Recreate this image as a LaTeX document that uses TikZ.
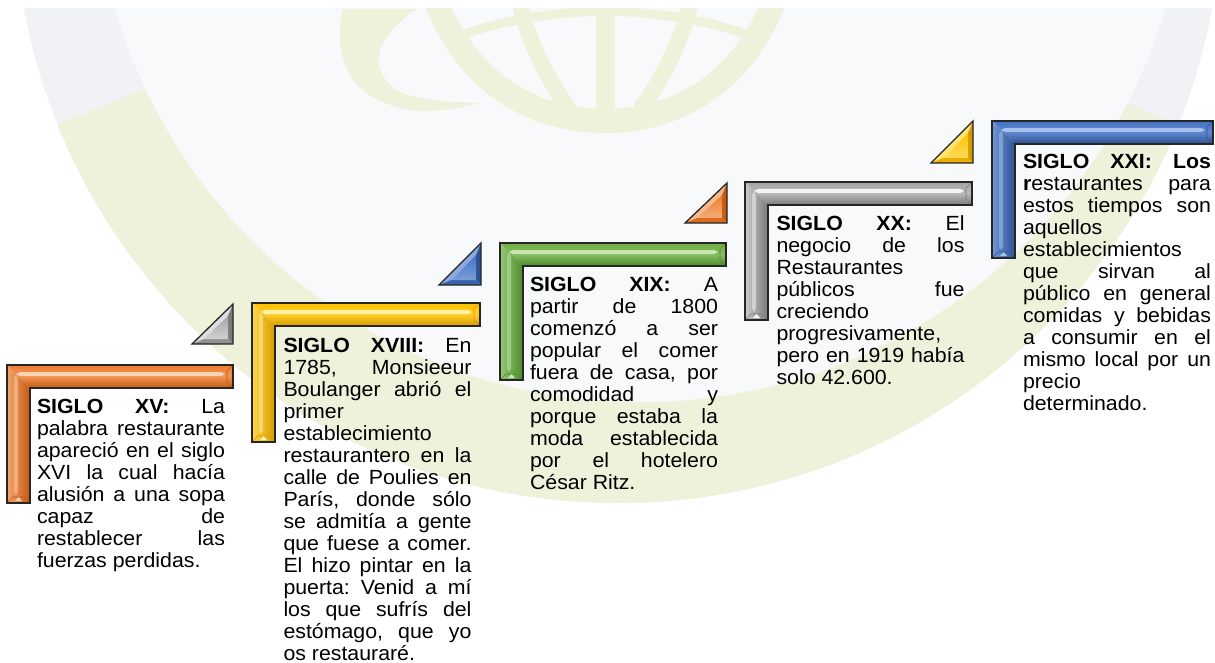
\documentclass[tikz,border=0pt]{standalone}
\usepackage{fontspec}
\setmainfont{Liberation Sans}[FakeStretch=1.04]
\frenchspacing
\definecolor{ringgray}{HTML}{F1F2F5}
\definecolor{ringgreen}{HTML}{EEF2DA}
\definecolor{innerbg}{HTML}{F8F9FA}
\definecolor{orB}{HTML}{ED7D31}\definecolor{orL}{HTML}{FAD3B4}\definecolor{orD}{HTML}{C55A11}
\definecolor{yeB}{HTML}{FFC000}\definecolor{yeL}{HTML}{FFF2A6}\definecolor{yeD}{HTML}{D49B00}
\definecolor{grB}{HTML}{70AD47}\definecolor{grL}{HTML}{C9E6AE}\definecolor{grD}{HTML}{4C8A2C}
\definecolor{gyB}{HTML}{A5A5A5}\definecolor{gyL}{HTML}{F5F5F5}\definecolor{gyD}{HTML}{7A7A7A}
\definecolor{blB}{HTML}{4472C4}\definecolor{blL}{HTML}{A8C2EC}\definecolor{blD}{HTML}{2D5294}
\newcommand{\jl}[1]{\hbox to 188pt{#1}}
\newcommand{\lft}[1]{\hbox{#1}}
\newcommand{\stepbracket}[5]{%
 \shade[top color=#5B, bottom color=#5D, middle color=#5B!75!#5L] (#1,#2) -- (#3,#2) -- (#3,{#2+23}) -- ({#1+23},{#2+23}) -- cycle;
 \shade[left color=#5L!45!#5B, right color=#5D] (#1,#2) -- ({#1+23},{#2+23}) -- ({#1+23},#4) -- (#1,#4) -- cycle;
 \fill[#5L] ({#1+9},{#2+9}) -- ({#1+13},{#2+7}) -- ({#3-12},{#2+7}) -- ({#3-8},{#2+9}) -- ({#3-12},{#2+11}) -- ({#1+13},{#2+11}) -- cycle;
 \fill[#5L, opacity=0.5] ({#1+7},{#2+13}) -- ({#1+9},{#2+9}) -- ({#1+11},{#2+13}) -- ({#1+11},{#4-12}) -- ({#1+9},{#4-8}) -- ({#1+7},{#4-12}) -- cycle;
 \draw[#5D, line width=0.6pt] (#3,#2) -- ({#3-6},{#2+6}) -- ({#3-6},{#2+17}) -- (#3,{#2+23});
 \draw[#5D, line width=0.6pt] (#1,#4) -- ({#1+6},{#4-6}) -- ({#1+17},{#4-6}) -- ({#1+23},#4);
 \fill[#5L] ({#1+8},{#4-2}) -- ({#1+11.5},{#4-6}) -- ({#1+15},{#4-2}) -- cycle;
 \draw[line width=1.3pt, black!85, line join=miter] (#1,#2) -- (#3,#2) -- (#3,{#2+23}) -- ({#1+23},{#2+23}) -- ({#1+23},#4) -- (#1,#4) -- cycle;
}
\newcommand{\steptri}[5]{%
 \fill[#5L!70!#5B] (#1,#2) -- (#3,#4) -- ({#3-5},{#4+12}) -- ({#1+12},{#2-5}) -- cycle;
 \fill[#5D!50!#5B] (#1,#2) -- (#3,#2) -- ({#3-5},{#2-5}) -- ({#1+12},{#2-5}) -- cycle;
 \fill[#5D] (#3,#2) -- (#3,#4) -- ({#3-5},{#4+12}) -- ({#3-5},{#2-5}) -- cycle;
 \shade[top color=#5B, bottom color=#5L!55!#5B] ({#1+12},{#2-5}) -- ({#3-5},{#2-5}) -- ({#3-5},{#4+12}) -- cycle;
 \draw[line width=1.3pt, black!85, line join=miter] (#1,#2) -- (#3,#2) -- (#3,#4) -- cycle;
}
\begin{document}
\begin{tikzpicture}[x=1pt,y=-1pt,
  txt/.style={anchor=base west,inner sep=0pt,outer sep=0pt,font=\fontsize{20.5}{22}\selectfont,text=black}]
\useasboundingbox (0,0) rectangle (1215,663);
\fill[white] (0,0) rectangle (1215,663);
% background ring
\begin{scope}
 \clip (0,9) rectangle (1215,663);
 \fill[ringgray] (618,-101) circle[radius=604pt];
 \begin{scope}
  \clip (618,-101) circle[radius=604pt];
  \fill[ringgreen] (618,-101) -- (-310,272) -- (-310,1200) -- (1546,1200) -- (1546,272) -- cycle;
 \end{scope}
 \fill[innerbg] (640,-145) circle[radius=547pt];
 % globe watermark
 \fill[ringgreen] (343,9) .. controls (338,30) and (338,55) .. (350,75) .. controls (365,100) and (400,112) .. (430,111) .. controls (450,110) and (468,106) .. (480,103) .. controls (450,102) and (420,100) .. (400,92) .. controls (382,82) and (376,65) .. (380,50) .. controls (385,35) and (400,20) .. (417,9) -- cycle;
 \draw[ringgreen, line width=24pt] (437,4) .. controls (470,85) and (535,121) .. (605,121) .. controls (675,121) and (740,85) .. (773,4);
 \draw[ringgreen, line width=19pt] (605,5) -- (605,112);
 \draw[ringgreen, line width=16pt] (520,5) .. controls (530,45) and (548,80) .. (570,110);
 \draw[ringgreen, line width=16pt] (690,5) .. controls (680,45) and (662,80) .. (640,110);
 \draw[ringgreen, line width=9pt] (450,40) .. controls (490,22) and (550,12) .. (605,11) .. controls (660,12) and (720,22) .. (760,40);
\end{scope}
% steps
\stepbracket{7}{365}{233}{503}{or}
\steptri{192}{344}{233}{304}{gy}
\stepbracket{252}{303}{480}{442}{ye}
\steptri{439}{285}{481}{243}{bl}
\stepbracket{500}{243}{726}{380}{gr}
\steptri{685}{223}{727}{183}{or}
\stepbracket{745}{182}{972}{320}{gy}
\steptri{931}{163}{973}{121}{ye}
\stepbracket{992}{121}{1213}{258}{bl}
% texts
\node[txt] (t1) at (37,413) {\vtop{\baselineskip=22pt
 \jl{\textbf{SIGLO XV:} La}\jl{palabra restaurante}\jl{apareció en el siglo}\jl{XVI la cual hacía}\jl{alusión a una sopa}\jl{capaz de}\jl{restablecer las}\lft{fuerzas perdidas.}}};
\node[txt] (t2) at (283.5,352) {\vtop{\baselineskip=22pt
 \jl{\textbf{SIGLO XVIII:} En}\jl{1785, Monsieeur}\jl{Boulanger abrió el}\lft{primer}\lft{establecimiento}\jl{restaurantero en la}\jl{calle de Poulies en}\jl{París, donde sólo}\jl{se admitía a gente}\jl{que fuese a comer.}\jl{El hizo pintar en la}\jl{puerta: Venid a mí}\jl{los que sufrís del}\jl{estómago, que yo}\lft{os restauraré.}}};
\node[txt] (t3) at (530,291) {\vtop{\baselineskip=22pt
 \jl{\textbf{SIGLO XIX:} A}\jl{partir de 1800}\jl{comenzó a ser}\jl{popular el comer}\jl{fuera de casa, por}\jl{comodidad y}\jl{porque estaba la}\jl{moda establecida}\jl{por el hotelero}\lft{César Ritz.}}};
\node[txt] (t4) at (776.5,230) {\vtop{\baselineskip=22pt
 \jl{\textbf{SIGLO XX:} El}\jl{negocio de los}\lft{Restaurantes}\jl{públicos fue}\lft{creciendo}\lft{progresivamente,}\jl{pero en 1919 había}\lft{solo 42.600.}}};
\node[txt] (t5) at (1023,169) {\vtop{\baselineskip=22pt
 \jl{\textbf{SIGLO XXI: Los}}\jl{\textbf{r}estaurantes para}\jl{estos tiempos son}\lft{aquellos}\lft{establecimientos}\jl{que sirvan al}\jl{público en general}\jl{comidas y bebidas}\jl{a consumir en el}\jl{mismo local por un}\lft{precio}\lft{determinado.}}};
\end{tikzpicture}
\end{document}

#### Stated goal:
Your task is to repeat the material above exactly, without its pictures.

#### Result of this task:
Recreate this image as a LaTeX document that uses TikZ.
\documentclass[tikz,border=0pt]{standalone}
\usepackage{fontspec}
\setmainfont{Liberation Sans}[FakeStretch=1.04]
\frenchspacing
\definecolor{ringgray}{HTML}{F1F2F5}
\definecolor{ringgreen}{HTML}{EEF2DA}
\definecolor{innerbg}{HTML}{F8F9FA}
\definecolor{orB}{HTML}{ED7D31}\definecolor{orL}{HTML}{FAD3B4}\definecolor{orD}{HTML}{C55A11}
\definecolor{yeB}{HTML}{FFC000}\definecolor{yeL}{HTML}{FFF2A6}\definecolor{yeD}{HTML}{D49B00}
\definecolor{grB}{HTML}{70AD47}\definecolor{grL}{HTML}{C9E6AE}\definecolor{grD}{HTML}{4C8A2C}
\definecolor{gyB}{HTML}{A5A5A5}\definecolor{gyL}{HTML}{F5F5F5}\definecolor{gyD}{HTML}{7A7A7A}
\definecolor{blB}{HTML}{4472C4}\definecolor{blL}{HTML}{A8C2EC}\definecolor{blD}{HTML}{2D5294}
\newcommand{\jl}[1]{\hbox to 188pt{#1}}
\newcommand{\lft}[1]{\hbox{#1}}
\newcommand{\stepbracket}[5]{%
 \shade[top color=#5B, bottom color=#5D, middle color=#5B!75!#5L] (#1,#2) -- (#3,#2) -- (#3,{#2+23}) -- ({#1+23},{#2+23}) -- cycle;
 \shade[left color=#5L!45!#5B, right color=#5D] (#1,#2) -- ({#1+23},{#2+23}) -- ({#1+23},#4) -- (#1,#4) -- cycle;
 \fill[#5L] ({#1+9},{#2+9}) -- ({#1+13},{#2+7}) -- ({#3-12},{#2+7}) -- ({#3-8},{#2+9}) -- ({#3-12},{#2+11}) -- ({#1+13},{#2+11}) -- cycle;
 \fill[#5L, opacity=0.5] ({#1+7},{#2+13}) -- ({#1+9},{#2+9}) -- ({#1+11},{#2+13}) -- ({#1+11},{#4-12}) -- ({#1+9},{#4-8}) -- ({#1+7},{#4-12}) -- cycle;
 \draw[#5D, line width=0.6pt] (#3,#2) -- ({#3-6},{#2+6}) -- ({#3-6},{#2+17}) -- (#3,{#2+23});
 \draw[#5D, line width=0.6pt] (#1,#4) -- ({#1+6},{#4-6}) -- ({#1+17},{#4-6}) -- ({#1+23},#4);
 \fill[#5L] ({#1+8},{#4-2}) -- ({#1+11.5},{#4-6}) -- ({#1+15},{#4-2}) -- cycle;
 \draw[line width=1.3pt, black!85, line join=miter] (#1,#2) -- (#3,#2) -- (#3,{#2+23}) -- ({#1+23},{#2+23}) -- ({#1+23},#4) -- (#1,#4) -- cycle;
}
\newcommand{\steptri}[5]{%
 \fill[#5L!70!#5B] (#1,#2) -- (#3,#4) -- ({#3-5},{#4+12}) -- ({#1+12},{#2-5}) -- cycle;
 \fill[#5D!50!#5B] (#1,#2) -- (#3,#2) -- ({#3-5},{#2-5}) -- ({#1+12},{#2-5}) -- cycle;
 \fill[#5D] (#3,#2) -- (#3,#4) -- ({#3-5},{#4+12}) -- ({#3-5},{#2-5}) -- cycle;
 \shade[top color=#5B, bottom color=#5L!55!#5B] ({#1+12},{#2-5}) -- ({#3-5},{#2-5}) -- ({#3-5},{#4+12}) -- cycle;
 \draw[line width=1.3pt, black!85, line join=miter] (#1,#2) -- (#3,#2) -- (#3,#4) -- cycle;
}
\begin{document}
\begin{tikzpicture}[x=1pt,y=-1pt,
  txt/.style={anchor=base west,inner sep=0pt,outer sep=0pt,font=\fontsize{20.5}{22}\selectfont,text=black}]
\useasboundingbox (0,0) rectangle (1215,663);
\fill[white] (0,0) rectangle (1215,663);
% background ring
\begin{scope}
 \clip (0,9) rectangle (1215,663);
 \fill[ringgray] (618,-101) circle[radius=604pt];
 \begin{scope}
  \clip (618,-101) circle[radius=604pt];
  \fill[ringgreen] (618,-101) -- (-310,272) -- (-310,1200) -- (1546,1200) -- (1546,272) -- cycle;
 \end{scope}
 \fill[innerbg] (640,-145) circle[radius=547pt];
 % globe watermark
 \fill[ringgreen] (343,9) .. controls (338,30) and (338,55) .. (350,75) .. controls (365,100) and (400,112) .. (430,111) .. controls (450,110) and (468,106) .. (480,103) .. controls (450,102) and (420,100) .. (400,92) .. controls (382,82) and (376,65) .. (380,50) .. controls (385,35) and (400,20) .. (417,9) -- cycle;
 \draw[ringgreen, line width=24pt] (437,4) .. controls (470,85) and (535,121) .. (605,121) .. controls (675,121) and (740,85) .. (773,4);
 \draw[ringgreen, line width=19pt] (605,5) -- (605,112);
 \draw[ringgreen, line width=16pt] (520,5) .. controls (530,45) and (548,80) .. (570,110);
 \draw[ringgreen, line width=16pt] (690,5) .. controls (680,45) and (662,80) .. (640,110);
 \draw[ringgreen, line width=9pt] (450,40) .. controls (490,22) and (550,12) .. (605,11) .. controls (660,12) and (720,22) .. (760,40);
\end{scope}
% steps
\stepbracket{7}{365}{233}{503}{or}
\steptri{192}{344}{233}{304}{gy}
\stepbracket{252}{303}{480}{442}{ye}
\steptri{439}{285}{481}{243}{bl}
\stepbracket{500}{243}{726}{380}{gr}
\steptri{685}{223}{727}{183}{or}
\stepbracket{745}{182}{972}{320}{gy}
\steptri{931}{163}{973}{121}{ye}
\stepbracket{992}{121}{1213}{258}{bl}
% texts
\node[txt] (t1) at (37,413) {\vtop{\baselineskip=22pt
 \jl{\textbf{SIGLO XV:} La}\jl{palabra restaurante}\jl{apareció en el siglo}\jl{XVI la cual hacía}\jl{alusión a una sopa}\jl{capaz de}\jl{restablecer las}\lft{fuerzas perdidas.}}};
\node[txt] (t2) at (283.5,352) {\vtop{\baselineskip=22pt
 \jl{\textbf{SIGLO XVIII:} En}\jl{1785, Monsieeur}\jl{Boulanger abrió el}\lft{primer}\lft{establecimiento}\jl{restaurantero en la}\jl{calle de Poulies en}\jl{París, donde sólo}\jl{se admitía a gente}\jl{que fuese a comer.}\jl{El hizo pintar en la}\jl{puerta: Venid a mí}\jl{los que sufrís del}\jl{estómago, que yo}\lft{os restauraré.}}};
\node[txt] (t3) at (530,291) {\vtop{\baselineskip=22pt
 \jl{\textbf{SIGLO XIX:} A}\jl{partir de 1800}\jl{comenzó a ser}\jl{popular el comer}\jl{fuera de casa, por}\jl{comodidad y}\jl{porque estaba la}\jl{moda establecida}\jl{por el hotelero}\lft{César Ritz.}}};
\node[txt] (t4) at (776.5,230) {\vtop{\baselineskip=22pt
 \jl{\textbf{SIGLO XX:} El}\jl{negocio de los}\lft{Restaurantes}\jl{públicos fue}\lft{creciendo}\lft{progresivamente,}\jl{pero en 1919 había}\lft{solo 42.600.}}};
\node[txt] (t5) at (1023,169) {\vtop{\baselineskip=22pt
 \jl{\textbf{SIGLO XXI: Los}}\jl{\textbf{r}estaurantes para}\jl{estos tiempos son}\lft{aquellos}\lft{establecimientos}\jl{que sirvan al}\jl{público en general}\jl{comidas y bebidas}\jl{a consumir en el}\jl{mismo local por un}\lft{precio}\lft{determinado.}}};
\end{tikzpicture}
\end{document}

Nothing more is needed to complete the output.